Magic ve Bird'ün karşı karşıya geldiği üç final serisini de salonda takip eden Ian Thomsen, yedinci maça giden tek seri olan 1984 Finali'nin son maçını anlatıyor...

"Eski Boston Garden'da oynanan o maçta benim koltuğum ana kameranın yanıbaşındaydı. Parkeye yakındım ama birkaç sıra yukarıdaydım. Yedinci maçtaki hava şuydu: İnsanlar, oturdukları yerde sanki kendileri sahadaymış gibi mücadele ediyorlardı. Play-off'ta taraftarlarıyla rakibi korkutan sadece birkaç şehir var. Çoğu salonda çocuk sesleri duyarsınız ama Boston, Philadelphia ya da New York'a gittiğinizde... Boston'daki bir play-off maçında taraftarlara baktığınızda, gün boyu bilenip kavga çıkarmaya geldiklerini düşünürsünüz.

Son saniyelerde Celtics'in kazanacağı kesinleşince etrafımdaki bir duvar yıkılmış ve Mississippi Nehri üzerime akıyormuş gibiydi. O anları tekrar izlediğimde en çok hoşuma giden şey Larry'nin olacakları önceden fark edip canı tehlikedeymişçesine kaçarak sahayı terk etmesiydi."

Skyhook

Düellonun son final ziyareti olan 1987 Finali'nin kilidi dördüncü maçta çözülmüştü.
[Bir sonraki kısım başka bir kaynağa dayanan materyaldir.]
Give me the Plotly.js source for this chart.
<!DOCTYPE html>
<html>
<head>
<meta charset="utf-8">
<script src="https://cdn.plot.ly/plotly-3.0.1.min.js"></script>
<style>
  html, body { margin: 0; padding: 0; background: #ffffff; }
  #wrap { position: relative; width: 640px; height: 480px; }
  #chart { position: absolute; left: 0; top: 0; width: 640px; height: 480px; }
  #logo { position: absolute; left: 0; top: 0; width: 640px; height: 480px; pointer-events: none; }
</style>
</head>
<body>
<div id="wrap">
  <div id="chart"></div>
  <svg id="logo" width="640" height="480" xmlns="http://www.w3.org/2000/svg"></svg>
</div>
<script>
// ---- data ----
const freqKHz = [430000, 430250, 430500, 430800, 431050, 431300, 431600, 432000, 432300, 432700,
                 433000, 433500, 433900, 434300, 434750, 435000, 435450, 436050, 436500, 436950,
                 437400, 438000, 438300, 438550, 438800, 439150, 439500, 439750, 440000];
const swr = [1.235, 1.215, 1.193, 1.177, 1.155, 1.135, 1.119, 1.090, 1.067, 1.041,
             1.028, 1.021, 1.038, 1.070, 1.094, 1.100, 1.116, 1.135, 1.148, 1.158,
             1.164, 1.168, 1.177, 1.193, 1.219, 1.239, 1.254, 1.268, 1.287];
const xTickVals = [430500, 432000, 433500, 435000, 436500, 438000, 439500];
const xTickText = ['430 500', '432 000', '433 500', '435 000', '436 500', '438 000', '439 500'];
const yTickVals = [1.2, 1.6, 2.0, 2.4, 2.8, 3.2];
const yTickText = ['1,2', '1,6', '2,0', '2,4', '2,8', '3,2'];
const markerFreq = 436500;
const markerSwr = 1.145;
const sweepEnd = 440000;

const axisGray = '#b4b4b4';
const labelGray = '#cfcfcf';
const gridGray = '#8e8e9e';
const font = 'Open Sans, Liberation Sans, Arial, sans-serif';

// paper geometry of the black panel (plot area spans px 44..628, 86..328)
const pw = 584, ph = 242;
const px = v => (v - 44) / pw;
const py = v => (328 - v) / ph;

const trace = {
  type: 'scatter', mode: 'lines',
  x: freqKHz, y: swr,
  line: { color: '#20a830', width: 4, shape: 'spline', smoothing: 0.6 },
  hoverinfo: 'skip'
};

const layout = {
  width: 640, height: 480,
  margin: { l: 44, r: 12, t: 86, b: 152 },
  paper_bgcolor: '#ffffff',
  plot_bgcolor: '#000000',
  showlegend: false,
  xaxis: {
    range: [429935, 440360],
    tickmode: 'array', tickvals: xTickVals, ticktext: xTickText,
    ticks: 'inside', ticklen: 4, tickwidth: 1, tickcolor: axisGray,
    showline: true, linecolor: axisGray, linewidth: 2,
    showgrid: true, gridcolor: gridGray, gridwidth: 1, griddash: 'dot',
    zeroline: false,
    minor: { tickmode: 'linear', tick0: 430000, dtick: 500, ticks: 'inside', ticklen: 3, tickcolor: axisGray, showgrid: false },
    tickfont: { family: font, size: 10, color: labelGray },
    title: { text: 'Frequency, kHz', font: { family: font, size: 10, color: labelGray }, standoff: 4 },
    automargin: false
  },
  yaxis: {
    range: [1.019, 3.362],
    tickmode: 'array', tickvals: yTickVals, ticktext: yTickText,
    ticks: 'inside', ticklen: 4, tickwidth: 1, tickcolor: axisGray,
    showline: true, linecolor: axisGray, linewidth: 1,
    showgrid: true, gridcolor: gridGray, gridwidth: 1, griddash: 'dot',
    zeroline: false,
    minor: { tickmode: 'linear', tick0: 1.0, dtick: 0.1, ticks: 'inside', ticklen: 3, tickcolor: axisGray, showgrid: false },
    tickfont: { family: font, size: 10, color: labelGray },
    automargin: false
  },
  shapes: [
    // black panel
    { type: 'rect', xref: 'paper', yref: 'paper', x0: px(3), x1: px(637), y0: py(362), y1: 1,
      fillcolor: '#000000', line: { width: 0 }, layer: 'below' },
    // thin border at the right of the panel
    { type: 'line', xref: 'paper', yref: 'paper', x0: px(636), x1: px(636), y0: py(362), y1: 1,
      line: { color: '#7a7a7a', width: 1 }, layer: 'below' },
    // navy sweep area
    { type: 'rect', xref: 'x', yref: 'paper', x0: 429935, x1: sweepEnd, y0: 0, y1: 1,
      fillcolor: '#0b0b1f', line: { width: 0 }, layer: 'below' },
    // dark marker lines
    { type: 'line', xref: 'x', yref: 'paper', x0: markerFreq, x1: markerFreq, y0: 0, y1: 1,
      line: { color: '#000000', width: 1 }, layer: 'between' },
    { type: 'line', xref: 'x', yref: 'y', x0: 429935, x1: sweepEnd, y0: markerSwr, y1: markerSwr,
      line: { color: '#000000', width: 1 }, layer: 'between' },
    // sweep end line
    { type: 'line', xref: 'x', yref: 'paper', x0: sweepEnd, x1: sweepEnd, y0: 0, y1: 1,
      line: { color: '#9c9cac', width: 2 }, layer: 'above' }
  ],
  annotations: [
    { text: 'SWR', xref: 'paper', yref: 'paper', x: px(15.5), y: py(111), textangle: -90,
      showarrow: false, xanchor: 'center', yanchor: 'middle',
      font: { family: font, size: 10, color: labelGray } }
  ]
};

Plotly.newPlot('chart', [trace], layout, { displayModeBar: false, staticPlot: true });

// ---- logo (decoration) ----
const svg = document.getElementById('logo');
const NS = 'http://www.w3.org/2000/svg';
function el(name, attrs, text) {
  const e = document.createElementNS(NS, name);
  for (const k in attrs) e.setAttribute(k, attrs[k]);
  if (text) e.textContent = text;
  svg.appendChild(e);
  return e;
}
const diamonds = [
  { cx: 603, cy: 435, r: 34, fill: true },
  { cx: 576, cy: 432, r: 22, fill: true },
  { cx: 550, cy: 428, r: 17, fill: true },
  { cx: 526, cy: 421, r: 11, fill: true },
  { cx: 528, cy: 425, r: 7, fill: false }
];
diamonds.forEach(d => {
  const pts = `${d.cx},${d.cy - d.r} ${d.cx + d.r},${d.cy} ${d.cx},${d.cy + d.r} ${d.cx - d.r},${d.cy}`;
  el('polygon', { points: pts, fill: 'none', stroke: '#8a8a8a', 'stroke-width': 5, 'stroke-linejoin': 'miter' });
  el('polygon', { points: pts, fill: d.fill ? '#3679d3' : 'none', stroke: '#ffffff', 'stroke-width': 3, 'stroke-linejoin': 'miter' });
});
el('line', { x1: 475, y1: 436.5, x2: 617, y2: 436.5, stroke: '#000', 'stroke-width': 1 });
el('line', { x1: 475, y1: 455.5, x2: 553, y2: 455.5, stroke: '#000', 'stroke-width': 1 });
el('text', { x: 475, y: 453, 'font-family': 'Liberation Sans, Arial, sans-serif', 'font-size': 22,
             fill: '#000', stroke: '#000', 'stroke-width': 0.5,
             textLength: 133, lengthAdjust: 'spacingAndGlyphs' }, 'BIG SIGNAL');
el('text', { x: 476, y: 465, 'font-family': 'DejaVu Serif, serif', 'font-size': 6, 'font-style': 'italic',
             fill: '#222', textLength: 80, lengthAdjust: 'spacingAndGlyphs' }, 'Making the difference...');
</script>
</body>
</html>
Magic Johnson'ın, Celtics'in büyük üçlüsünün üzerinden kaydettiği basketten hemen sonrası, Bird'ün son şutu kaçıracağı 2.7 saniyenin hemen öncesi, Thomsen'in hafızasında hâlâ çok taze.

"Magic'in Bird, McHale ve Parish'in üzerinden attığı skyhook basketi saha kenarından izledim. Kortun tam ortasından... Orada olduğum için şanslı hissettiğim anlardan biriydi. Bugün oturmak için herhalde 15 bin dolar ödemeniz gereken bir koltukta, tarihi bir âna tanıklık ediyordum. 24 yaşındaydım. Larry ve Magic art arda basketler atmışlardı ve son sözü söyleyen Magic oldu. İki saniye kala Celtics mola aldı. Maçı kazandırması için topu Larry'ye aktarmayı hedefleyeceklerdi. Saha kenarında olan biteni ağzım açık izliyordum, ne kadar şanslıydım! Kafamı kaldırdığımda, hakem Earl Strom gözlerini dikmiş bana bakıyordu. Hemen önümde, top dirseğiyle beli arasında, molanın bitmesini bekliyordu. Bana takılmaya başladı, 'Ne harika değil mi?' dedi. Gülmeye başladım, o da kendisini tutamadı. Sonrasında düşündüm, böyle bir maçta hakem olsaydım 'İki saniye kala ya bir hata yaparsam ve bu insanlar hayatları boyunca benden nefret ederse?' diye korkudan altıma ederdim. Bırakın korkmayı, bana bulaşıp ânın tadını çıkarıyordu. En ufak bir baskı hissetmiyordu."